### Data
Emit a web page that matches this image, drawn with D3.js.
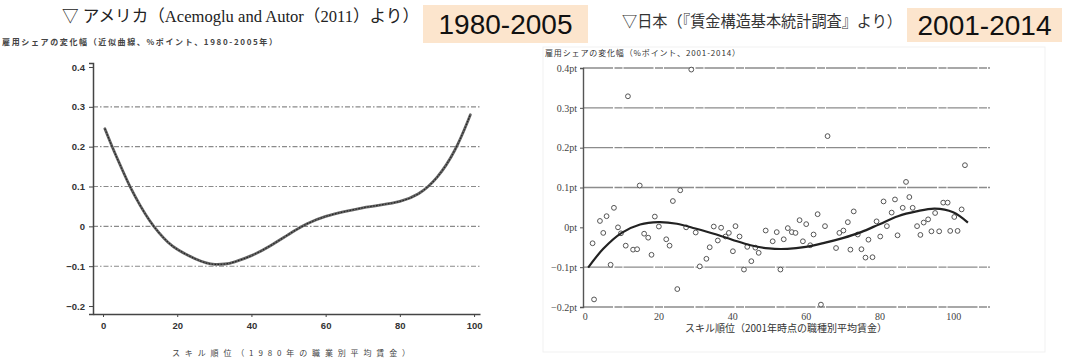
<!DOCTYPE html>
<html>
<head>
<meta charset="utf-8">
<script src="https://cdn.jsdelivr.net/npm/d3@7"></script>
<style>
  body { margin: 0; background: #fff; }
  svg { display: block; }
  .serif { font-family: "Liberation Serif", "Noto Sans CJK JP", serif; }
  .jp { font-family: "Noto Sans CJK JP", sans-serif; }
</style>
</head>
<body>
<div id="chart"></div>
<script>
// --- US (Acemoglu & Autor) smoothed curve
const usSkill  = [0.5, 2.5, 5, 7.5, 10, 12.5, 15, 17.5, 20, 25, 28, 30, 33, 35, 40, 45, 50, 55, 60, 65, 70, 75, 80, 85, 90, 95, 99];
const usChange = [0.245, 0.198, 0.146, 0.094, 0.052, 0.014, -0.016, -0.041, -0.059, -0.083, -0.093, -0.096, -0.095, -0.091, -0.075, -0.050, -0.020, 0.008, 0.026, 0.037, 0.047, 0.054, 0.061, 0.078, 0.118, 0.188, 0.280];
const usYTicks = [0.4, 0.3, 0.2, 0.1, 0, -0.1, -0.2];
const usGrid   = [0.3, 0.2, 0.1, 0, -0.1];
const xTicks   = [0, 20, 40, 60, 80, 100];

// --- Japan scatter (occupations)
const jpSkill = [2.5, 2.1, 4.1, 5.0, 5.9, 7.0, 7.9, 9.0, 9.8, 11.1, 11.7, 13.1, 14.2, 14.9, 16.1, 17.2, 18.1, 19.0, 20.1, 22.1,
  23.0, 23.9, 25.1, 25.9, 27.5, 28.9, 30.1, 31.2, 33.0, 33.9, 35.0, 36.1, 37.0, 38.2, 39.1, 40.2, 40.9, 42.0, 43.2, 44.1,
  45.2, 46.3, 47.2, 49.1, 51.0, 52.1, 53.1, 54.0, 55.1, 56.2, 57.2, 58.3, 59.2, 60.1, 61.2, 62.1, 63.2, 64.1, 65.2, 65.9,
  68.2, 69.1, 70.2, 71.4, 72.1, 73.0, 74.1, 75.1, 76.2, 77.0, 78.1, 79.2, 80.2, 81.1, 82.0, 83.3, 84.2, 84.9, 86.3, 87.2,
  88.1, 89.0, 90.2, 91.1, 92.0, 93.2, 94.1, 95.1, 96.2, 97.3, 98.5, 99.2, 100.3, 101.2, 102.3, 103.2];
const jpChange = [-0.181, -0.040, 0.016, -0.014, 0.028, -0.094, 0.049, 0.0, -0.015, -0.046, 0.329, -0.056, -0.055, 0.105, -0.016, -0.026, -0.069, 0.027, 0.002, -0.030,
  -0.046, 0.066, -0.155, 0.093, 0.0, 0.396, -0.013, -0.098, -0.079, -0.050, 0.002, -0.033, -0.001, -0.023, -0.014, -0.060, 0.003, -0.023, -0.106, -0.049,
  -0.085, -0.051, -0.064, -0.008, -0.035, -0.012, -0.106, -0.030, -0.002, -0.012, -0.014, 0.018, -0.035, 0.008, -0.045, -0.018, 0.033, -0.194, 0.003, 0.229,
  -0.052, -0.014, -0.008, 0.013, -0.056, 0.040, -0.018, -0.055, -0.076, -0.031, -0.075, 0.015, -0.023, 0.065, 0.003, 0.037, 0.070, -0.020, 0.049, 0.114,
  0.076, 0.049, 0.003, -0.019, 0.012, 0.020, -0.010, 0.036, -0.010, 0.062, 0.062, -0.009, 0.026, -0.009, 0.045, 0.156];
// --- Japan fitted curve
const jpFitSkill  = [0.9, 5, 10, 15, 20, 25, 30, 35, 40, 45, 50, 55, 60, 65, 70, 75, 80, 85, 90, 95, 100, 104];
const jpFitChange = [-0.101, -0.054, -0.014, 0.007, 0.013, 0.009, -0.003, -0.016, -0.031, -0.045, -0.053, -0.054, -0.049, -0.039, -0.027, -0.012, 0.008, 0.028, 0.040, 0.047, 0.038, 0.012];
const jpYTicks  = [0.4, 0.3, 0.2, 0.1, 0, -0.1, -0.2];
const jpGrid    = [0.4, 0.3, 0.2, 0.1, -0.1, -0.2];

const W = 1075, H = 360;
const svg = d3.select("#chart").append("svg").attr("width", W).attr("height", H);
svg.append("rect").attr("width", W).attr("height", H).attr("fill", "#fff");

// ---------- headers
svg.append("text").attr("class", "serif")
  .attr("x", 62).attr("y", 22).attr("font-size", 16.5).attr("fill", "#222")
  .attr("textLength", 357).attr("lengthAdjust", "spacingAndGlyphs")
  .text("▽ アメリカ（Acemoglu and Autor（2011）より）");
svg.append("text").attr("class", "jp")
  .attr("x", 2).attr("y", 45).attr("font-size", 8).attr("font-weight", "bold").attr("fill", "#444")
  .attr("textLength", 275).attr("lengthAdjust", "spacing")
  .text("雇用シェアの変化幅（近似曲線、%ポイント、1980-2005年）");

svg.append("text").attr("class", "jp")
  .attr("x", 622).attr("y", 27).attr("font-size", 15.5).attr("fill", "#333")
  .attr("textLength", 280).attr("lengthAdjust", "spacingAndGlyphs")
  .text("▽日本（『賃金構造基本統計調査』より）");
svg.append("text").attr("class", "jp")
  .attr("x", 545).attr("y", 56).attr("font-size", 8).attr("fill", "#333")
  .attr("textLength", 195).attr("lengthAdjust", "spacing")
  .text("雇用シェアの変化幅（%ポイント、2001-2014）");

// period boxes
const boxes = [{label: "1980-2005", x: 423, y: 5, w: 165, h: 38}, {label: "2001-2014", x: 907, y: 8, w: 155, h: 34}];
boxes.forEach(b => {
  svg.append("rect").attr("x", b.x).attr("y", b.y).attr("width", b.w).attr("height", b.h).attr("fill", "#fce5cd");
  svg.append("text").attr("x", b.x + b.w / 2).attr("y", b.y + b.h / 2 + 10)
    .attr("text-anchor", "middle").attr("font-family", "Liberation Sans, Arial, sans-serif")
    .attr("font-size", 28).attr("fill", "#111").text(b.label);
});

// ---------- left chart (US)
const xL = d3.scaleLinear().domain([-2.7, 101.6]).range([93, 480]);
const yL = d3.scaleLinear().domain([-0.22, 0.41]).range([314, 63]);
const gL = svg.append("g");

gL.selectAll(".gridL").data(usGrid).enter().append("line")
  .attr("x1", xL(-2.7)).attr("x2", xL(101.6))
  .attr("y1", d => yL(d)).attr("y2", d => yL(d))
  .attr("stroke", "#8a8a8a").attr("stroke-width", 1.1).attr("stroke-dasharray", "5,2,1.5,2");

gL.append("g").attr("transform", `translate(${xL(-2.7)},0)`)
  .call(d3.axisLeft(yL).tickValues(usYTicks).tickSize(4).tickFormat(d => d3.format("")(d)))
  .call(g => g.select(".domain").attr("stroke", "#444").attr("stroke-width", 1.5))
  .call(g => g.selectAll(".tick line").attr("stroke", "#444"))
  .call(g => g.selectAll("text").attr("font-family", "Liberation Sans, Arial, sans-serif")
    .attr("font-size", 9.5).attr("font-weight", "bold").attr("fill", "#333").attr("dx", -1));

gL.append("g").attr("transform", `translate(0,${yL(-0.22)})`)
  .call(d3.axisBottom(xL).tickValues(xTicks).tickSize(3).tickSizeOuter(0))
  .call(g => g.select(".domain").attr("stroke", "#444").attr("stroke-width", 1.5))
  .call(g => g.selectAll(".tick line").attr("stroke", "#444"))
  .call(g => g.selectAll("text").attr("font-family", "Liberation Sans, Arial, sans-serif")
    .attr("font-size", 9.5).attr("font-weight", "bold").attr("fill", "#333").attr("dy", "0.9em"));

const usLine = d3.line().x((d, i) => xL(usSkill[i])).y(d => yL(d)).curve(d3.curveBasis);
gL.append("path").datum(usChange).attr("d", usLine)
  .attr("fill", "none").attr("stroke", "#666").attr("stroke-width", 2.8).attr("stroke-linecap", "round");
gL.append("path").datum(usChange).attr("d", usLine)
  .attr("fill", "none").attr("stroke", "#222").attr("stroke-width", 1.1).attr("stroke-dasharray", "1.5,1.5");

svg.append("text").attr("class", "jp")
  .attr("x", 172).attr("y", 356).attr("font-size", 8).attr("fill", "#444")
  .attr("textLength", 238).attr("lengthAdjust", "spacing")
  .text("スキル順位（1980年の職業別平均賃金）");

// ---------- right chart (Japan)
svg.append("rect").attr("x", 543).attr("y", 47).attr("width", 502).attr("height", 305)
  .attr("fill", "none").attr("stroke", "#f1f1f1");

const xR = d3.scaleLinear().domain([-0.5, 110]).range([583, 990]);
const yR = d3.scaleLinear().domain([-0.2, 0.4]).range([307, 68]);
const gR = svg.append("g");

gR.selectAll(".gridR").data(jpGrid).enter().append("line")
  .attr("x1", xR(-0.5)).attr("x2", xR(110))
  .attr("y1", d => yR(d)).attr("y2", d => yR(d))
  .attr("stroke", "#8c8c8c").attr("stroke-width", 1.3).attr("stroke-dasharray", "30,1.5,8,1");

gR.append("g").attr("transform", `translate(${xR(-0.5)},0)`)
  .call(d3.axisLeft(yR).tickValues(jpYTicks).tickSize(3).tickFormat(d => d3.format("")(d) + "pt"))
  .call(g => g.select(".domain").attr("stroke", "#555").attr("stroke-width", 1.4))
  .call(g => g.selectAll(".tick line").attr("stroke", "#555"))
  .call(g => g.selectAll("text").attr("font-family", "Liberation Serif, serif")
    .attr("font-size", 10).attr("fill", "#444"));

gR.append("g").attr("transform", `translate(0,${yR(-0.2)})`)
  .call(d3.axisBottom(xR).tickValues(xTicks).tickSize(0))
  .call(g => g.select(".domain").remove())
  .call(g => g.selectAll("text").attr("font-family", "Liberation Serif, serif")
    .attr("font-size", 10).attr("fill", "#444").attr("dy", "0.95em"));

gR.selectAll(".pt").data(jpChange).enter().append("circle")
  .attr("cx", (d, i) => xR(jpSkill[i])).attr("cy", d => yR(d)).attr("r", 2.4)
  .attr("fill", "#fff").attr("stroke", "#555").attr("stroke-width", 1);

const jpLine = d3.line().x((d, i) => xR(jpFitSkill[i])).y(d => yR(d)).curve(d3.curveCatmullRom);
gR.append("path").datum(jpFitChange).attr("d", jpLine)
  .attr("fill", "none").attr("stroke", "#222").attr("stroke-width", 2.2);

svg.append("text").attr("class", "jp")
  .attr("x", 685).attr("y", 332).attr("font-size", 10).attr("fill", "#333")
  .attr("textLength", 202).attr("lengthAdjust", "spacingAndGlyphs")
  .text("スキル順位（2001年時点の職種別平均賃金）");
</script>
</body>
</html>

### The request
Only the lines from the start of the material through the line containing "60, 80, 100];" should be transcribed. Pictures stay out.

### Response to the exercise
Emit a web page that matches this image, drawn with D3.js.
<!DOCTYPE html>
<html>
<head>
<meta charset="utf-8">
<script src="https://cdn.jsdelivr.net/npm/d3@7"></script>
<style>
  body { margin: 0; background: #fff; }
  svg { display: block; }
  .serif { font-family: "Liberation Serif", "Noto Sans CJK JP", serif; }
  .jp { font-family: "Noto Sans CJK JP", sans-serif; }
</style>
</head>
<body>
<div id="chart"></div>
<script>
// --- US (Acemoglu & Autor) smoothed curve
const usSkill  = [0.5, 2.5, 5, 7.5, 10, 12.5, 15, 17.5, 20, 25, 28, 30, 33, 35, 40, 45, 50, 55, 60, 65, 70, 75, 80, 85, 90, 95, 99];
const usChange = [0.245, 0.198, 0.146, 0.094, 0.052, 0.014, -0.016, -0.041, -0.059, -0.083, -0.093, -0.096, -0.095, -0.091, -0.075, -0.050, -0.020, 0.008, 0.026, 0.037, 0.047, 0.054, 0.061, 0.078, 0.118, 0.188, 0.280];
const usYTicks = [0.4, 0.3, 0.2, 0.1, 0, -0.1, -0.2];
const usGrid   = [0.3, 0.2, 0.1, 0, -0.1];
const xTicks   = [0, 20, 40, 60, 80, 100];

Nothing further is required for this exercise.